Fees, Spreads & Trading Costs
Every trade pays a toll - commissions, the bid-ask spread and slippage - and over many trades these costs quietly drag down your returns.
What it is
Trading is never free, even at a zero-commission broker. Every time you buy or sell, you pay a toll made up of several components, some visible and some hidden. Understanding these costs is what separates a strategy that looks profitable on paper from one that actually grows your account.
The three main costs are commissions (explicit fees the broker charges per trade), the bid-ask spread (the gap between the best price a buyer will pay and the best price a seller will accept), and slippage (the difference between the price you expected and the price you actually got). Together they form your total transaction cost, and the smaller and more frequent your trades, the more these costs matter.
How it works
A commission is the most obvious cost: a flat fee or a percentage the broker charges for executing your order. Many brokers now advertise zero commissions on stocks, but that rarely means trading is truly free - they often earn from the spread, from payment for order flow, or from currency conversion and inactivity fees instead.
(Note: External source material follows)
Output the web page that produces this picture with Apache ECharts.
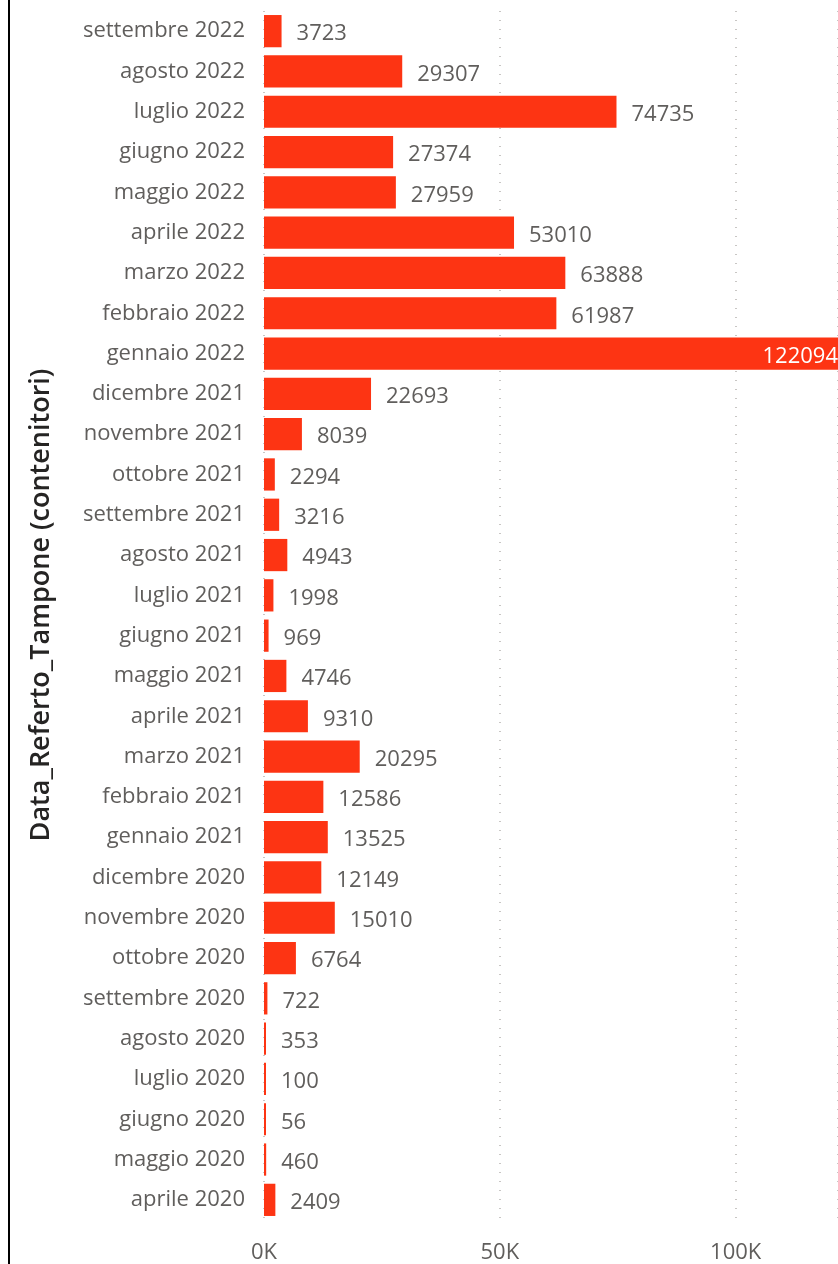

The bid-ask spread is a cost you pay even when no commission appears on your statement. Suppose a stock shows a bid price of 100.00 and an ask price of 100.10. If you buy at the ask and immediately sell at the bid, you lose 0.10 per share - the spread - without the price moving at all. Liquid, high-volume symbols have tight spreads measured in pennies; thinly traded names can have spreads of several percent, which is a brutal hidden tax.
Slippage is the cost of the market moving between the moment you decide to trade and the moment your order fills. A market order in a fast-moving or illiquid symbol may fill several ticks away from the last printed price. Slippage is largest exactly when you most need to act quickly - around news, at the open, or when exiting a position in a hurry.
How to use it
Think of every trade as having to first overcome its own cost before it can earn a profit. A useful mental model is cost drag: the cumulative effect of paying the spread, commissions and slippage across many trades.
- Estimate your round-trip cost: commission in plus commission out, plus the full spread, plus expected slippage.
- Compare that to your average expected gain per trade. If costs eat 30% of your edge, your strategy is far weaker than it looks.
- Favour liquid symbols with tight spreads, use limit orders to avoid paying the spread and slippage where you can, and trade less often when each trade carries a fixed cost.
A concrete example: a trader who makes 0.50 per share on average but pays a 0.10 spread plus 0.05 of slippage every round trip keeps only 0.35 - a 30% haircut on every winner. Multiply that across hundreds of trades a year and cost drag becomes one of the biggest determinants of the final result.
Strengths & limits
The good news is that costs are one of the few things in trading you can control directly. You cannot control whether a trade wins, but you can choose liquid instruments, use limit orders, trade less frequently, and pick a broker whose fee structure suits your style. Reducing cost drag is a guaranteed, risk-free improvement to your bottom line.
The limit is that cost control alone does not create an edge - a cheap way to lose money is still losing money. And chasing the absolute lowest fees can backfire if a broker makes up the difference with poor execution, wide spreads, or hidden charges. Always look at the total cost of trading, not just the headline commission.
Key takeaway: Commissions, spreads and slippage are a toll on every trade; minimising this cost drag is one of the few guaranteed, risk-free ways to improve your long-run returns.